Sometimes the dash is a "minus" prefix and has a matching "plus" prefix for a non-flag argument

Gang them all together sometimes

Git uses lots of subcommands and flags, often in surprising combinations

Not always can you gang together single letter flags

? Can you always gang together single letter flags? I'm not really sure TBH

Never gang together full word flags.

The short pneumonic "SDNNSGGN?N" is instructive here. The trouble you'll have remembering that pneumonic will remind you how much of a pain bash is.

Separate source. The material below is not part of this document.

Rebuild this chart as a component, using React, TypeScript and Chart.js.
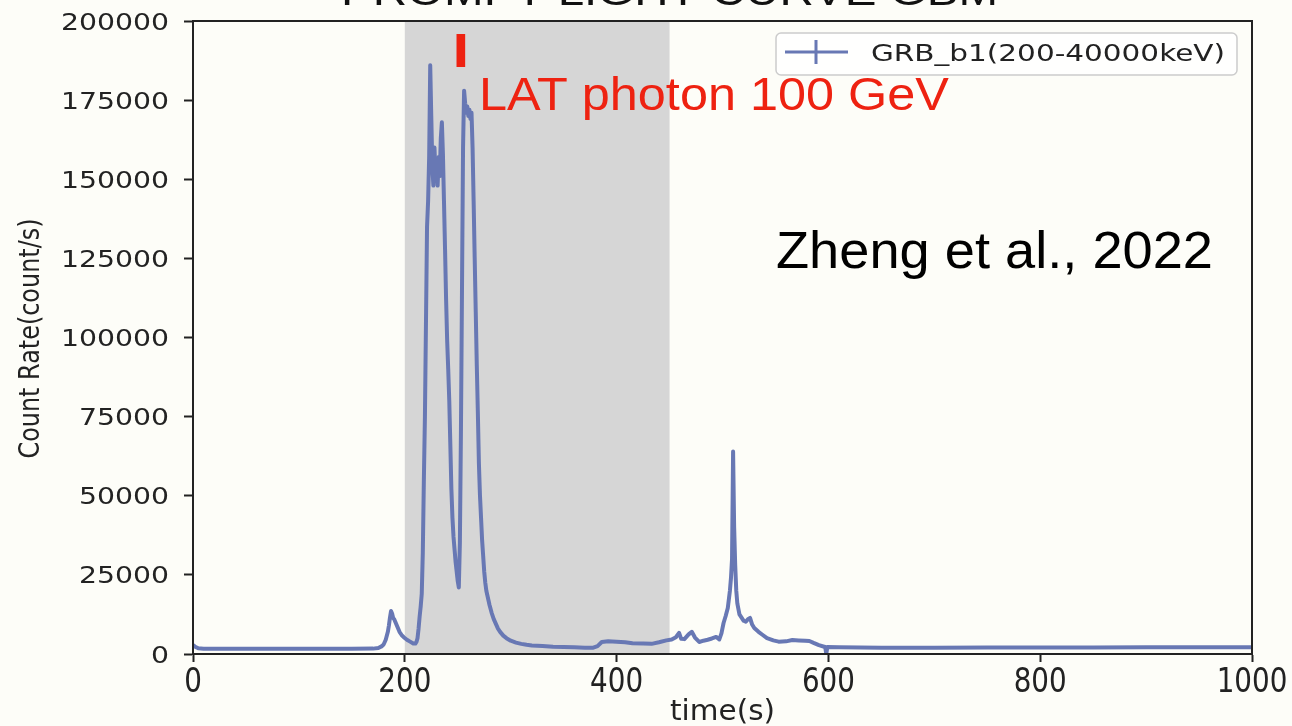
import React, { useEffect, useRef } from "react";
import { Chart, registerables } from "chart.js";

Chart.register(...registerables);

// GBM b1 light curve, 200-40000 keV
const times = [
  0, 2, 5, 10, 30, 60, 90, 120, 150, 170, 175, 178, 180, 182, 184, 185, 186, 187, 188, 189,
  190, 191, 193, 195, 197, 199, 202, 205, 208, 210, 211, 212, 213, 214, 215, 216, 217, 218, 219, 220,
  221, 222, 223, 224, 225, 226, 227, 228, 229, 230, 231, 232, 233, 234, 235, 236, 237, 238, 239, 240,
  241, 242, 243, 244, 245, 246, 247, 248, 249, 250, 251, 252, 253, 254, 255, 256, 257, 258, 259, 260,
  261, 262, 263, 264, 265, 266, 267, 268, 269, 270, 271, 272, 273, 274, 275, 276, 277, 278, 279, 280,
  282, 284, 286, 288, 290, 293, 296, 300, 305, 310, 315, 320, 330, 340, 350, 360, 370, 378, 382, 386,
  392, 400, 408, 415, 425, 433, 440, 447, 452, 456, 459, 461, 464, 468, 471, 474, 478, 482, 486, 490,
  494, 497, 499, 501, 503, 505, 507, 508, 509, 510, 511, 512, 513, 514, 516, 518, 520, 522, 524, 526,
  528, 530, 534, 538, 542, 548, 553, 560, 566, 572, 578, 582, 586, 591, 596, 597, 598, 599, 610, 650,
  700, 750, 800, 850, 900, 950, 1000,
];

const rates = [
  2800, 2300, 1800, 1650, 1650, 1650, 1650, 1650, 1650, 1700, 1900, 2400, 3000, 4500, 7000, 9000, 11500, 13600, 12800, 11400,
  11000, 10200, 8600, 7000, 6000, 5300, 4500, 3900, 3300, 3300, 3800, 5000, 8000, 11800, 15000, 19000, 32000, 55000, 75000, 105000,
  135000, 143000, 157000, 186000, 170000, 154000, 148000, 160000, 152000, 156000, 148000, 157000, 151000, 163000, 168000, 158000, 143000, 128000, 112000, 99000,
  90000, 80000, 66000, 52000, 43000, 37000, 33000, 29000, 26000, 23000, 21000, 35000, 70000, 115000, 160000, 178000, 174000, 171000, 173000, 170000,
  172000, 169000, 171000, 160000, 143000, 125000, 108000, 91000, 76000, 60000, 50000, 43000, 36000, 31000, 26000, 22500, 20000, 18500, 17000, 15500,
  13000, 11000, 9500, 8000, 7000, 5800, 5000, 4200, 3600, 3200, 2900, 2700, 2500, 2300, 2200, 2100, 2000, 2000, 2500, 3800,
  4000, 3900, 3700, 3400, 3300, 3200, 3700, 4300, 4600, 5300, 6700, 4800, 4700, 6200, 7000, 5200, 3800, 4200, 4500, 4900,
  5400, 4600, 6500, 9800, 12000, 14500, 20000, 24000, 30000, 64000, 40000, 28000, 20000, 16000, 12500, 11500, 10500, 10200, 11000, 11400,
  9300, 8200, 7000, 6000, 5000, 4300, 3900, 4000, 4400, 4300, 4200, 4100, 3500, 2800, 2300, 2200, 0, 2200, 2100, 2000,
  2000, 2050, 2050, 2050, 2100, 2100, 2100,
];

const xTickValues = [0, 200, 400, 600, 800, 1000];
const yTickValues = [0, 25000, 50000, 75000, 100000, 125000, 150000, 175000, 200000];

const shadeStart = 200;
const shadeEnd = 450;
const latPhotonTime = 253;

const seriesLabel = "GRB_b1(200-40000keV)";
const titleText = "PROMPT LIGHT CURVE GBM";
const latText = "LAT photon 100 GeV";
const refText = "Zheng et al., 2022";
const xTitle = "time(s)";
const yTitle = "Count Rate(count/s)";

const BG = "#fdfdf8";
const LINE = "rgb(104,120,180)";
const AXIS = "#222222";
const RED = "#ee2211";

// draws text squeezed/stretched horizontally so that it spans `width` pixels
function fitText(
  ctx: CanvasRenderingContext2D,
  text: string,
  x: number,
  y: number,
  width: number,
  font: string,
  color: string,
  align: CanvasTextAlign = "left"
) {
  ctx.save();
  ctx.font = font;
  ctx.fillStyle = color;
  ctx.textBaseline = "alphabetic";
  ctx.textAlign = align;
  const w = ctx.measureText(text).width;
  ctx.translate(x, y);
  ctx.scale(width / w, 1);
  ctx.fillText(text, 0, 0);
  ctx.restore();
}

function scaledText(
  ctx: CanvasRenderingContext2D,
  text: string,
  x: number,
  y: number,
  sx: number,
  font: string,
  color: string,
  align: CanvasTextAlign
) {
  ctx.save();
  ctx.font = font;
  ctx.fillStyle = color;
  ctx.textBaseline = "alphabetic";
  ctx.textAlign = align;
  ctx.translate(x, y);
  ctx.scale(sx, 1);
  ctx.fillText(text, 0, 0);
  ctx.restore();
}

const decorPlugin = {
  id: "decor",
  beforeDraw(chart: any) {
    const { ctx, width, height } = chart;
    ctx.save();
    ctx.fillStyle = BG;
    ctx.fillRect(0, 0, width, height);
    ctx.restore();
  },
  beforeDatasetsDraw(chart: any) {
    const { ctx, chartArea, scales } = chart;
    const x0 = scales.x.getPixelForValue(shadeStart);
    const x1 = scales.x.getPixelForValue(shadeEnd);
    ctx.save();
    ctx.fillStyle = "#d6d6d6";
    ctx.fillRect(x0, chartArea.top, x1 - x0, chartArea.bottom - chartArea.top);
    ctx.restore();
  },
  afterDatasetsDraw(chart: any) {
    const { ctx, chartArea, scales } = chart;
    const { left, right, top, bottom } = chartArea;

    // frame
    ctx.save();
    ctx.strokeStyle = AXIS;
    ctx.lineWidth = 2;
    ctx.strokeRect(left, top, right - left, bottom - top);
    ctx.restore();

    // y tick labels
    ctx.save();
    ctx.font = "23px 'DejaVu Sans'";
    const ySx = 108 / ctx.measureText("200000").width;
    ctx.restore();
    for (const v of yTickValues) {
      const py = scales.y.getPixelForValue(v);
      scaledText(ctx, String(v), 169, py + 8.5, ySx, "23px 'DejaVu Sans'", AXIS, "right");
    }

    // x tick labels
    ctx.save();
    ctx.font = "33px 'DejaVu Sans'";
    const xSx = 53 / ctx.measureText("200").width;
    ctx.restore();
    for (const v of xTickValues) {
      const px = scales.x.getPixelForValue(v);
      scaledText(ctx, String(v), px, 692, xSx, "33px 'DejaVu Sans'", AXIS, "center");
    }

    // axis titles
    fitText(ctx, xTitle, (left + right) / 2, 720, 105, "28px 'DejaVu Sans'", AXIS, "center");
    ctx.save();
    ctx.font = "24px 'DejaVu Sans'";
    ctx.fillStyle = AXIS;
    ctx.textAlign = "center";
    ctx.textBaseline = "alphabetic";
    const yw = ctx.measureText(yTitle).width;
    ctx.translate(39, (top + bottom) / 2 + 1);
    ctx.scale(1.15, 1);
    ctx.rotate(-Math.PI / 2);
    ctx.scale(240 / yw, 1);
    ctx.fillText(yTitle, 0, 0);
    ctx.restore();

    // chart title, mostly above the page edge
    fitText(ctx, titleText, 341, 5, 657, "40px 'Liberation Sans'", "#111111");

    // LAT photon marker and label
    const lx = scales.x.getPixelForValue(latPhotonTime);
    scaledText(ctx, "I", lx, 67, 1.25, "bold 48px 'Liberation Sans'", RED, "center");
    fitText(ctx, latText, 479, 110, 470, "46px 'Liberation Sans'", RED);

    // reference
    fitText(ctx, refText, 776, 268, 437, "52px 'Liberation Sans'", "#000000");

    // legend
    ctx.save();
    ctx.beginPath();
    ctx.roundRect(776, 33, 461, 42, 5);
    ctx.fillStyle = "rgba(255,255,255,0.8)";
    ctx.fill();
    ctx.strokeStyle = "#cccccc";
    ctx.lineWidth = 1.5;
    ctx.stroke();
    ctx.strokeStyle = LINE;
    ctx.lineWidth = 3;
    ctx.beginPath();
    ctx.moveTo(785, 52);
    ctx.lineTo(848, 52);
    ctx.moveTo(816, 40);
    ctx.lineTo(816, 64);
    ctx.stroke();
    ctx.restore();
    fitText(ctx, seriesLabel, 871, 61, 354, "23px 'DejaVu Sans'", "#222222");
  },
};

export default function App() {
  const canvasRef = useRef<HTMLCanvasElement | null>(null);

  useEffect(() => {
    document.body.style.margin = "0";
    document.body.style.background = BG;
    const canvas = canvasRef.current;
    if (!canvas) return;

    const points = times.map((t, i) => ({ x: t, y: rates[i] }));

    const chart = new Chart(canvas, {
      type: "line",
      data: {
        datasets: [
          {
            label: seriesLabel,
            data: points,
            borderColor: LINE,
            borderWidth: 4,
            borderJoinStyle: "round",
            borderCapStyle: "round",
            pointRadius: 0,
            tension: 0,
            fill: false,
          },
        ],
      },
      options: {
        animation: false,
        responsive: false,
        devicePixelRatio: 1,
        layout: { padding: { top: 21, right: 40, left: 0, bottom: 0 } },
        plugins: {
          legend: { display: false },
          tooltip: { enabled: false },
          title: { display: false },
        },
        scales: {
          x: {
            type: "linear",
            min: 0,
            max: 1000,
            afterBuildTicks: (scale: any) => {
              scale.ticks = xTickValues.map((v) => ({ value: v }));
            },
            ticks: { display: false },
            grid: {
              display: true,
              drawOnChartArea: false,
              drawTicks: true,
              tickLength: 8,
              color: "transparent",
              tickColor: AXIS,
              tickWidth: 2,
            },
            border: { display: true, color: AXIS, width: 2 },
            afterFit: (scale: any) => {
              scale.height = 72;
            },
          },
          y: {
            type: "linear",
            min: 0,
            max: 200000,
            afterBuildTicks: (scale: any) => {
              scale.ticks = yTickValues.map((v) => ({ value: v }));
            },
            ticks: { display: false },
            grid: {
              display: true,
              drawOnChartArea: false,
              drawTicks: true,
              tickLength: 9,
              color: "transparent",
              tickColor: AXIS,
              tickWidth: 2,
            },
            border: { display: true, color: AXIS, width: 2 },
            afterFit: (scale: any) => {
              scale.width = 193;
            },
          },
        },
      },
      plugins: [decorPlugin],
    });

    return () => chart.destroy();
  }, []);

  return (
    <div style={{ position: "fixed", left: 0, top: 0, width: 1292, height: 726, background: BG }}>
      <canvas ref={canvasRef} width={1292} height={726} style={{ display: "block" }} />
    </div>
  );
}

At this point just write a small program that does what you want and invoke it from bash


Shells aren't designed for general programming, they are designed for quick and dirty tasks. They are excellent for that purpose, not because the shell is useful, but because of the large ecosystem of tools that makes the shell useful.

Virtually any problem of "how do I do X in bash?" is solved trivially by Awk. If you don't know Awk, then any number of tools cobbled together in an inefficient, janky Bash function will get the job done so you can get on with your day.

If you need something robust, use an actual programming language, as "robust" things already need significant investment in development, testing, and maintenance.